Again, if you’re interested, you can take a look at the property by clicking here:

Rancho Santana

*** Christmas came to Ouzilly yesterday, just as to the rest of Christendom. Each of the children has come to expect one special present from Santa. Jules, who was born on Christmas day 15 years ago, sometimes gets 2.

We were especially proud of Henry this year. The 12-year- old sang a solo in church on Christmas eve…and again on Christmas day. His voice is changing and almost cracked…but the pure, clear tones echoed through the small stone church as if from an angel.
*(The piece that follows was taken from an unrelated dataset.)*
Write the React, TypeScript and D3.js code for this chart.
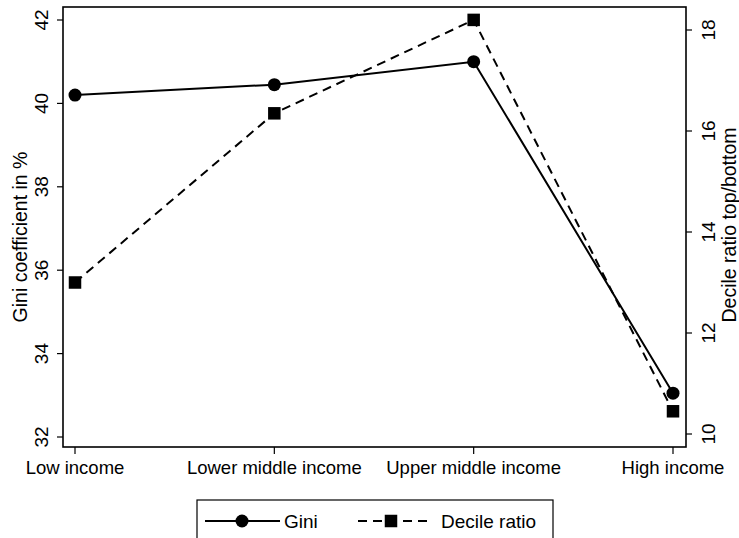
import React from "react";
import * as d3 from "d3";

const categories = ["Low income", "Lower middle income", "Upper middle income", "High income"];
const gini = [40.2, 40.45, 41.0, 33.05];
const decile = [13.0, 16.35, 18.2, 10.45];
const giniTicks = [32, 34, 36, 38, 40, 42];
const decileTicks = [10, 12, 14, 16, 18];

const W = 739;
const H = 538;
const frame = { left: 63, right: 686, top: 7, bottom: 447 };
const FONT = "'Liberation Sans', Arial, Helvetica, sans-serif";

export default function App() {
  const x = d3.scalePoint<string>().domain(categories).range([75, 673]);
  const yL = d3.scaleLinear().domain([32, 42]).range([437, 20]);
  const yR = d3.scaleLinear().domain([10, 18]).range([434, 30]);

  const lineG = d3
    .line<number>()
    .x((_, i) => x(categories[i])!)
    .y((d) => yL(d));
  const lineD = d3
    .line<number>()
    .x((_, i) => x(categories[i])!)
    .y((d) => yR(d));

  const sq = 12.5;
  const r = 6.5;
  const dash = "9 6";

  return (
    <svg
      width={W}
      height={H}
      style={{ position: "absolute", left: 0, top: 0, background: "#fff" }}
      fontFamily={FONT}
    >
      <rect x={0} y={0} width={W} height={H} fill="#fff" />
      {/* plot frame */}
      <rect
        x={frame.left}
        y={frame.top}
        width={frame.right - frame.left}
        height={frame.bottom - frame.top}
        fill="none"
        stroke="#000"
        strokeWidth={1.6}
      />

      {/* left axis */}
      {giniTicks.map((t) => (
        <g key={"l" + t}>
          <line x1={frame.left - 6} x2={frame.left} y1={yL(t)} y2={yL(t)} stroke="#000" strokeWidth={1.2} />
          <text
            transform={`translate(48,${yL(t)}) rotate(-90)`}
            textAnchor="middle"
            fontSize={19}
            fill="#000"
          >
            {t}
          </text>
        </g>
      ))}
      <text
        transform={`translate(27,237) rotate(-90)`}
        textAnchor="middle"
        fontSize={19.5}
        fill="#000"
      >
        Gini coefficient in %
      </text>

      {/* right axis */}
      {decileTicks.map((t) => (
        <g key={"r" + t}>
          <line x1={frame.right} x2={frame.right + 6} y1={yR(t)} y2={yR(t)} stroke="#000" strokeWidth={1.2} />
          <text
            transform={`translate(715,${yR(t)}) rotate(-90)`}
            textAnchor="middle"
            fontSize={19}
            fill="#000"
          >
            {t}
          </text>
        </g>
      ))}
      <text
        transform={`translate(736,225) rotate(-90)`}
        textAnchor="middle"
        fontSize={19.5}
        fill="#000"
      >
        Decile ratio top/bottom
      </text>

      {/* x axis */}
      {categories.map((c) => (
        <g key={c}>
          <line x1={x(c)} x2={x(c)} y1={frame.bottom} y2={frame.bottom + 7} stroke="#000" strokeWidth={1.2} />
          <text x={x(c)} y={frame.bottom + 27} textAnchor="middle" fontSize={18.5} fill="#000">
            {c}
          </text>
        </g>
      ))}

      {/* series */}
      <path d={lineG(gini)!} fill="none" stroke="#000" strokeWidth={2} />
      <path d={lineD(decile)!} fill="none" stroke="#000" strokeWidth={2} strokeDasharray={dash} />
      {gini.map((v, i) => (
        <circle key={"g" + i} cx={x(categories[i])} cy={yL(v)} r={r} fill="#000" />
      ))}
      {decile.map((v, i) => (
        <rect
          key={"d" + i}
          x={x(categories[i])! - sq / 2}
          y={yR(v) - sq / 2}
          width={sq}
          height={sq}
          fill="#000"
        />
      ))}

      {/* legend */}
      <rect x={197} y={500} width={356} height={40} fill="#fff" stroke="#000" strokeWidth={1.2} />
      <line x1={205} x2={280} y1={521} y2={521} stroke="#000" strokeWidth={2} />
      <circle cx={242} cy={521} r={r} fill="#000" />
      <text x={284} y={528} fontSize={19} fill="#000">Gini</text>
      <line x1={358} x2={431} y1={521} y2={521} stroke="#000" strokeWidth={2} strokeDasharray={dash} />
      <rect x={391 - sq / 2} y={521 - sq / 2} width={sq} height={sq} fill="#000" />
      <text x={441} y={528} fontSize={19} fill="#000">Decile ratio</text>
    </svg>
  );
}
It reminded us all of the time, at least 7 years ago, when Jules sang a solo at Christ Church, in Maryland, and brought tears to almost every eye.

(Since then, he has brought tears to his mother’s eye on more than one occasion – even without singing.)

This year his father decided it was time to get him an electric guitar. The present was a big hit. Jules opened the box, reached in to pull out a shiny red instrument, plugged in the amplifier…and scarcely another word was heard from him the rest of the day.

But your editor is no fool. He included a pair of earphones so that the boy could do his Grateful Dead tunes in silence…while the rest of the family listened to Connie Francis singing Ave Maria.